Solar and wind power are all the rage, yet I am banned from using them to dry my clothes. And no need to spend thousands on solar panels or windmills -- just a few bucks to run a clothesline. A what? A clothesline! Apparently it's cutting-edge technology -- yet it's been around for hundreds and thousands of years.
So what happened to clotheslines? For years, people managed to dry their clothes, bedding and towels using solar and wind power -- in other words, outdoors. I lived in Tokyo for 14 years and never had a clothes dryer. I lived in apartments and had a washer, but as with most Japanese in cramped quarters, I managed without a dryer. Japanese apartment balconies come equipped with staggered hooks on which you can hang poles to dry your laundry.
Tokyo and other Asian cities are festooned with drying clothes and bedding, yet my strata here in Burnaby, British Columbia, actually forbids drying clothes on balconies.

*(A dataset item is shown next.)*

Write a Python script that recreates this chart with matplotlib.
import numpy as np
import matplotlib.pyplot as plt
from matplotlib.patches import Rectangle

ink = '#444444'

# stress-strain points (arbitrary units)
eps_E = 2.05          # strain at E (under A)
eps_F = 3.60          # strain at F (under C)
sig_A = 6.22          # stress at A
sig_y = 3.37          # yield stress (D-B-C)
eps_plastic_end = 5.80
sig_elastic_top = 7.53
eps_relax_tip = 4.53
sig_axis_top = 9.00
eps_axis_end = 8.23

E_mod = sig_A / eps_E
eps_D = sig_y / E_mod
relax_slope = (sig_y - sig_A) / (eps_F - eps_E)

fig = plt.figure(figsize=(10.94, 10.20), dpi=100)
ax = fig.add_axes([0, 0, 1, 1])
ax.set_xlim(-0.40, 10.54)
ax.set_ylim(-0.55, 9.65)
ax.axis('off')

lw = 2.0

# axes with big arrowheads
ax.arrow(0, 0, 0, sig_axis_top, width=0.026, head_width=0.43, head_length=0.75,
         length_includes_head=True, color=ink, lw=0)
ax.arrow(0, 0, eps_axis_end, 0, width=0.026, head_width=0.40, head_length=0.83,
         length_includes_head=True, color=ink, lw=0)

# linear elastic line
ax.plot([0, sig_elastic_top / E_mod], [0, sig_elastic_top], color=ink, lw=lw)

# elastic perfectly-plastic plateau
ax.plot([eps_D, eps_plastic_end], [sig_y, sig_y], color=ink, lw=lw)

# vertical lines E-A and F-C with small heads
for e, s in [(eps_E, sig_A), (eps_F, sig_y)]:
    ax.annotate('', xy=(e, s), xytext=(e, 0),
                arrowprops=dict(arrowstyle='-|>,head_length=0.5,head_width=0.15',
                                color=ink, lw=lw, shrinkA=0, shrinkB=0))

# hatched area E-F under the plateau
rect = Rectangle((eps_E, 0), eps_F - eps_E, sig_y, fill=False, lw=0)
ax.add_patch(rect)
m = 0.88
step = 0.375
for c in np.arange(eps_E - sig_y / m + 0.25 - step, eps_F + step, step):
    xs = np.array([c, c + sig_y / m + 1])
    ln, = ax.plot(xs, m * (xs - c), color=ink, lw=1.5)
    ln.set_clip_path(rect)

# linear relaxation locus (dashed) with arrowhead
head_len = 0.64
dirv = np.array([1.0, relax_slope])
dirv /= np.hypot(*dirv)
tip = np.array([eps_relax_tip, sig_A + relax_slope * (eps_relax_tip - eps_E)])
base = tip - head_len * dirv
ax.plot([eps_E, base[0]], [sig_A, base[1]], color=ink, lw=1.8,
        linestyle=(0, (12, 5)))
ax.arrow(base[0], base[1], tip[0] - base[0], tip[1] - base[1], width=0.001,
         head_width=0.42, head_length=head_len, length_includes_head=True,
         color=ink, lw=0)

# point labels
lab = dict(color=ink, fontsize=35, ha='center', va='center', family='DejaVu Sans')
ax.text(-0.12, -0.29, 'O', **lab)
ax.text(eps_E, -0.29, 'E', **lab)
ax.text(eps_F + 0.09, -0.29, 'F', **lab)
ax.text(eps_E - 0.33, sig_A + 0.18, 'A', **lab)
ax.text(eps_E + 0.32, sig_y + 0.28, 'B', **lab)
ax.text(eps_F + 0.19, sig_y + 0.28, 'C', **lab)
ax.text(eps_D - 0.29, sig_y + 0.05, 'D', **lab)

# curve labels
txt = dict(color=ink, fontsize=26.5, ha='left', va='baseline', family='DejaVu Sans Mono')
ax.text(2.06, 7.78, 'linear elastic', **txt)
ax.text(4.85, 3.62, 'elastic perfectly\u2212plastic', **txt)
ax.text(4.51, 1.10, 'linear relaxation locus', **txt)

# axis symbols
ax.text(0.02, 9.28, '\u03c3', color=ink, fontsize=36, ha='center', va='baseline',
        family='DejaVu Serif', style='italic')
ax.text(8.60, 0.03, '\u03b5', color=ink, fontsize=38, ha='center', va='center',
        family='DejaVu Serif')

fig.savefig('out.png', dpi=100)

I wonder how much energy could be saved simply by drying clothes outside? Oh, you say it's too wet here? Well, Japan has a long, humid rainy season in the late spring/early summer, a typhoon season in the fall, and darn cold weather in the winter. Yet 110 million people there somehow manage to get by with very few of them having clothes dryers.
British Columbia should amend the Strata Act to ban stratas from banning balcony clothes drying.